* **TASK TO CARRY OUT**
With the pictures left out, copy the listing below exactly.

* **SUPPLIED MATERIAL**
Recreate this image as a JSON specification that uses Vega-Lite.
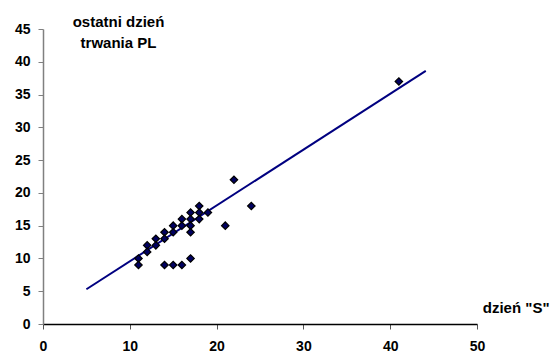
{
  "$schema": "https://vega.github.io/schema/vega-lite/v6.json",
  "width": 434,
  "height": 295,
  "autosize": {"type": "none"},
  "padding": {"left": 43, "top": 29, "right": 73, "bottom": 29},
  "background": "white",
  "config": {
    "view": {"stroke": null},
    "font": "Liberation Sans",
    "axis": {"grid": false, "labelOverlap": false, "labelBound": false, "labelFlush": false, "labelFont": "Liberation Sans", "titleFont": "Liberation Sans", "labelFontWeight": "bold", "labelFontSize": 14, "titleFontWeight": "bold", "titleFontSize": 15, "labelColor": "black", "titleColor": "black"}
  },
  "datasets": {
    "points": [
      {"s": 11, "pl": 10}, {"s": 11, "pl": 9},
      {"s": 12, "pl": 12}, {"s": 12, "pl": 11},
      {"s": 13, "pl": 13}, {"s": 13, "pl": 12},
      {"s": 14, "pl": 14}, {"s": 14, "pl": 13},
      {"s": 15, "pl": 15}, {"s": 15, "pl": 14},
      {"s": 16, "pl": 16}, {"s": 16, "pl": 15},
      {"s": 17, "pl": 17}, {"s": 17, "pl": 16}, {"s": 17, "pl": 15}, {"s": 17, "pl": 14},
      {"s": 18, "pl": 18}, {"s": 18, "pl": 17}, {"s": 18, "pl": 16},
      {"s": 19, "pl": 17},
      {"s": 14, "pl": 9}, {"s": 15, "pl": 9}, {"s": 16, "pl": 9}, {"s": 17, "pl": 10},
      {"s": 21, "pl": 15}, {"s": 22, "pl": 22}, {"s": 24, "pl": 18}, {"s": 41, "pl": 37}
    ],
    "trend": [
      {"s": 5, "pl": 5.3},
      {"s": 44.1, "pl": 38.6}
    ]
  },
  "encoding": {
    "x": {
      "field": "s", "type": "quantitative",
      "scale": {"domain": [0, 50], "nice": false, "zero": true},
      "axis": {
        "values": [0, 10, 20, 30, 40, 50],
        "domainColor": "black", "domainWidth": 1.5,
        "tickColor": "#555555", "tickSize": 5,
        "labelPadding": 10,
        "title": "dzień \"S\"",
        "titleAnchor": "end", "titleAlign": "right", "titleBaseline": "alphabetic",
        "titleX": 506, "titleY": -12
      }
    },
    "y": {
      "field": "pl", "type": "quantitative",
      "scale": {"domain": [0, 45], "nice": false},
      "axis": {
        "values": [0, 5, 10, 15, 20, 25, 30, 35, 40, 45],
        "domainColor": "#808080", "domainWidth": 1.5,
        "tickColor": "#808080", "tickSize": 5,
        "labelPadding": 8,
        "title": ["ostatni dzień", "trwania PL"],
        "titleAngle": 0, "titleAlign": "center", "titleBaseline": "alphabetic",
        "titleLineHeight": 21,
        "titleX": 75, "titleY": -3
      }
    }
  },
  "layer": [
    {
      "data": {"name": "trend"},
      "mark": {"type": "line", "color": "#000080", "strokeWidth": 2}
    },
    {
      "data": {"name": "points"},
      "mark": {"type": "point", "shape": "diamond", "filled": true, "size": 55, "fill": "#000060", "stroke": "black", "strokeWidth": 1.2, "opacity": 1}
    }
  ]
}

* **ANSWER IN FULL**
Recreate this image as a JSON specification that uses Vega-Lite.
{
  "$schema": "https://vega.github.io/schema/vega-lite/v6.json",
  "width": 434,
  "height": 295,
  "autosize": {"type": "none"},
  "padding": {"left": 43, "top": 29, "right": 73, "bottom": 29},
  "background": "white",
  "config": {
    "view": {"stroke": null},
    "font": "Liberation Sans",
    "axis": {"grid": false, "labelOverlap": false, "labelBound": false, "labelFlush": false, "labelFont": "Liberation Sans", "titleFont": "Liberation Sans", "labelFontWeight": "bold", "labelFontSize": 14, "titleFontWeight": "bold", "titleFontSize": 15, "labelColor": "black", "titleColor": "black"}
  },
  "datasets": {
    "points": [
      {"s": 11, "pl": 10}, {"s": 11, "pl": 9},
      {"s": 12, "pl": 12}, {"s": 12, "pl": 11},
      {"s": 13, "pl": 13}, {"s": 13, "pl": 12},
      {"s": 14, "pl": 14}, {"s": 14, "pl": 13},
      {"s": 15, "pl": 15}, {"s": 15, "pl": 14},
      {"s": 16, "pl": 16}, {"s": 16, "pl": 15},
      {"s": 17, "pl": 17}, {"s": 17, "pl": 16}, {"s": 17, "pl": 15}, {"s": 17, "pl": 14},
      {"s": 18, "pl": 18}, {"s": 18, "pl": 17}, {"s": 18, "pl": 16},
      {"s": 19, "pl": 17},
      {"s": 14, "pl": 9}, {"s": 15, "pl": 9}, {"s": 16, "pl": 9}, {"s": 17, "pl": 10},
      {"s": 21, "pl": 15}, {"s": 22, "pl": 22}, {"s": 24, "pl": 18}, {"s": 41, "pl": 37}
    ],
    "trend": [
      {"s": 5, "pl": 5.3},
      {"s": 44.1, "pl": 38.6}
    ]
  },
  "encoding": {
    "x": {
      "field": "s", "type": "quantitative",
      "scale": {"domain": [0, 50], "nice": false, "zero": true},
      "axis": {
        "values": [0, 10, 20, 30, 40, 50],
        "domainColor": "black", "domainWidth": 1.5,
        "tickColor": "#555555", "tickSize": 5,
        "labelPadding": 10,
        "title": "dzień \"S\"",
        "titleAnchor": "end", "titleAlign": "right", "titleBaseline": "alphabetic",
        "titleX": 506, "titleY": -12
      }
    },
    "y": {
      "field": "pl", "type": "quantitative",
      "scale": {"domain": [0, 45], "nice": false},
      "axis": {
        "values": [0, 5, 10, 15, 20, 25, 30, 35, 40, 45],
        "domainColor": "#808080", "domainWidth": 1.5,
        "tickColor": "#808080", "tickSize": 5,
        "labelPadding": 8,
        "title": ["ostatni dzień", "trwania PL"],
        "titleAngle": 0, "titleAlign": "center", "titleBaseline": "alphabetic",
        "titleLineHeight": 21,
        "titleX": 75, "titleY": -3
      }
    }
  },
  "layer": [
    {
      "data": {"name": "trend"},
      "mark": {"type": "line", "color": "#000080", "strokeWidth": 2}
    },
    {
      "data": {"name": "points"},
      "mark": {"type": "point", "shape": "diamond", "filled": true, "size": 55, "fill": "#000060", "stroke": "black", "strokeWidth": 1.2, "opacity": 1}
    }
  ]
}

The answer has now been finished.